Give every line again exactly as it appears, please, but not the pictures.
+--
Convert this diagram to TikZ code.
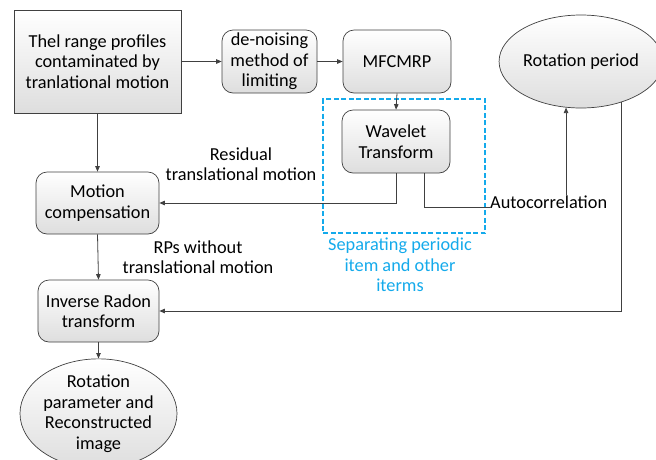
\documentclass[tikz,border=0pt]{standalone}
\usepackage{fontspec}
\setmainfont{Carlito}
\usetikzlibrary{shapes.geometric,arrows.meta,calc}
\definecolor{ln}{HTML}{404040}
\definecolor{cyn}{RGB}{20,170,235}
\begin{document}
\begin{tikzpicture}[x=1pt,y=-1pt,
  font=\fontsize{18.3}{20.5}\selectfont,
  base/.style={draw=ln,line width=0.7pt,top color=white,bottom color=black!13,align=center,inner sep=0pt},
  sqbox/.style={base,rectangle},
  rbox/.style={base,rectangle,rounded corners=11pt},
  ell/.style={base,ellipse},
  conn/.style={draw=ln,line width=0.8pt},
  arr/.style={conn,-{Triangle[length=5.5pt,width=4.5pt]}},
  grpbox/.style={draw=cyn,color=cyn,dash pattern=on 5pt off 2.5pt,line width=1.1pt,minimum width=162,minimum height=134,inner sep=0pt},
  lbl/.style={align=center,inner sep=0pt}]
\useasboundingbox (0,0) rectangle (656,459);
\node[sqbox,minimum width=167,minimum height=103] (src) at (97.5,61.5) {Thel range profiles\\contaminated by\\tranlational motion};
\node[rbox,minimum width=95,minimum height=63] (den) at (269.5,61.5) {de-noising\\method of\\limiting};
\node[rbox,minimum width=108,minimum height=63] (mfc) at (397,61.5) {MFCMRP};
\node[grpbox] (grp) at (404,166) {};
\node[rbox,minimum width=108,minimum height=63] (wav) at (396,141.5) {Wavelet\\Transform};
\node[ell,minimum width=150,minimum height=93] (rp) at (581,61.5) {Rotation period};
\node[rbox,minimum width=123,minimum height=62] (mc) at (97.5,203) {Motion\\compensation};
\node[rbox,minimum width=121,minimum height=62] (inv) at (98.5,311) {Inverse Radon\\transform};
\node[ell,minimum width=157,minimum height=90] (out) at (98.5,413.5) {Rotation\\parameter and\\Reconstructed\\image};
\node[lbl,anchor=west] (auto) at (490,202) {Autocorrelation};
\node[lbl] (res) at (241,164) {Residual\\translational motion};
\node[lbl] (rps) at (198,257) {RPs without\\translational motion};
\node[lbl,text=cyn] (sep) at (400,265) {Separating periodic\\item and other\\iterms};
\coordinate (a1) at (auto.north -| rp.252);
\coordinate (w2) at ($(wav.south)+(28,0)$);
\coordinate (a2) at ($(auto.west)+(0,5)$);
\draw[arr] (src.east) -- (den.west);
\draw[arr] (den.east) -- (mfc.west);
\draw[arr] (mfc.south) -- (wav.north);
\draw[arr] (src.south) -- (mc.north);
\draw[arr] (wav.south) |- (mc.east);
\draw[conn] (w2) |- (a2);
\draw[arr] (a1) -- (rp.252);
\draw[arr] (rp.-45.5) |- (inv.east);
\draw[arr] (mc.south) -- (inv.north);
\draw[arr] (inv.south) -- (out.north);
\end{tikzpicture}
\end{document}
+--
◆ RESULT FOR THIS EXERCISE:
Convert this diagram to TikZ code.
\documentclass[tikz,border=0pt]{standalone}
\usepackage{fontspec}
\setmainfont{Carlito}
\usetikzlibrary{shapes.geometric,arrows.meta,calc}
\definecolor{ln}{HTML}{404040}
\definecolor{cyn}{RGB}{20,170,235}
\begin{document}
\begin{tikzpicture}[x=1pt,y=-1pt,
  font=\fontsize{18.3}{20.5}\selectfont,
  base/.style={draw=ln,line width=0.7pt,top color=white,bottom color=black!13,align=center,inner sep=0pt},
  sqbox/.style={base,rectangle},
  rbox/.style={base,rectangle,rounded corners=11pt},
  ell/.style={base,ellipse},
  conn/.style={draw=ln,line width=0.8pt},
  arr/.style={conn,-{Triangle[length=5.5pt,width=4.5pt]}},
  grpbox/.style={draw=cyn,color=cyn,dash pattern=on 5pt off 2.5pt,line width=1.1pt,minimum width=162,minimum height=134,inner sep=0pt},
  lbl/.style={align=center,inner sep=0pt}]
\useasboundingbox (0,0) rectangle (656,459);
\node[sqbox,minimum width=167,minimum height=103] (src) at (97.5,61.5) {Thel range profiles\\contaminated by\\tranlational motion};
\node[rbox,minimum width=95,minimum height=63] (den) at (269.5,61.5) {de-noising\\method of\\limiting};
\node[rbox,minimum width=108,minimum height=63] (mfc) at (397,61.5) {MFCMRP};
\node[grpbox] (grp) at (404,166) {};
\node[rbox,minimum width=108,minimum height=63] (wav) at (396,141.5) {Wavelet\\Transform};
\node[ell,minimum width=150,minimum height=93] (rp) at (581,61.5) {Rotation period};
\node[rbox,minimum width=123,minimum height=62] (mc) at (97.5,203) {Motion\\compensation};
\node[rbox,minimum width=121,minimum height=62] (inv) at (98.5,311) {Inverse Radon\\transform};
\node[ell,minimum width=157,minimum height=90] (out) at (98.5,413.5) {Rotation\\parameter and\\Reconstructed\\image};
\node[lbl,anchor=west] (auto) at (490,202) {Autocorrelation};
\node[lbl] (res) at (241,164) {Residual\\translational motion};
\node[lbl] (rps) at (198,257) {RPs without\\translational motion};
\node[lbl,text=cyn] (sep) at (400,265) {Separating periodic\\item and other\\iterms};
\coordinate (a1) at (auto.north -| rp.252);
\coordinate (w2) at ($(wav.south)+(28,0)$);
\coordinate (a2) at ($(auto.west)+(0,5)$);
\draw[arr] (src.east) -- (den.west);
\draw[arr] (den.east) -- (mfc.west);
\draw[arr] (mfc.south) -- (wav.north);
\draw[arr] (src.south) -- (mc.north);
\draw[arr] (wav.south) |- (mc.east);
\draw[conn] (w2) |- (a2);
\draw[arr] (a1) -- (rp.252);
\draw[arr] (rp.-45.5) |- (inv.east);
\draw[arr] (mc.south) -- (inv.north);
\draw[arr] (inv.south) -- (out.north);
\end{tikzpicture}
\end{document}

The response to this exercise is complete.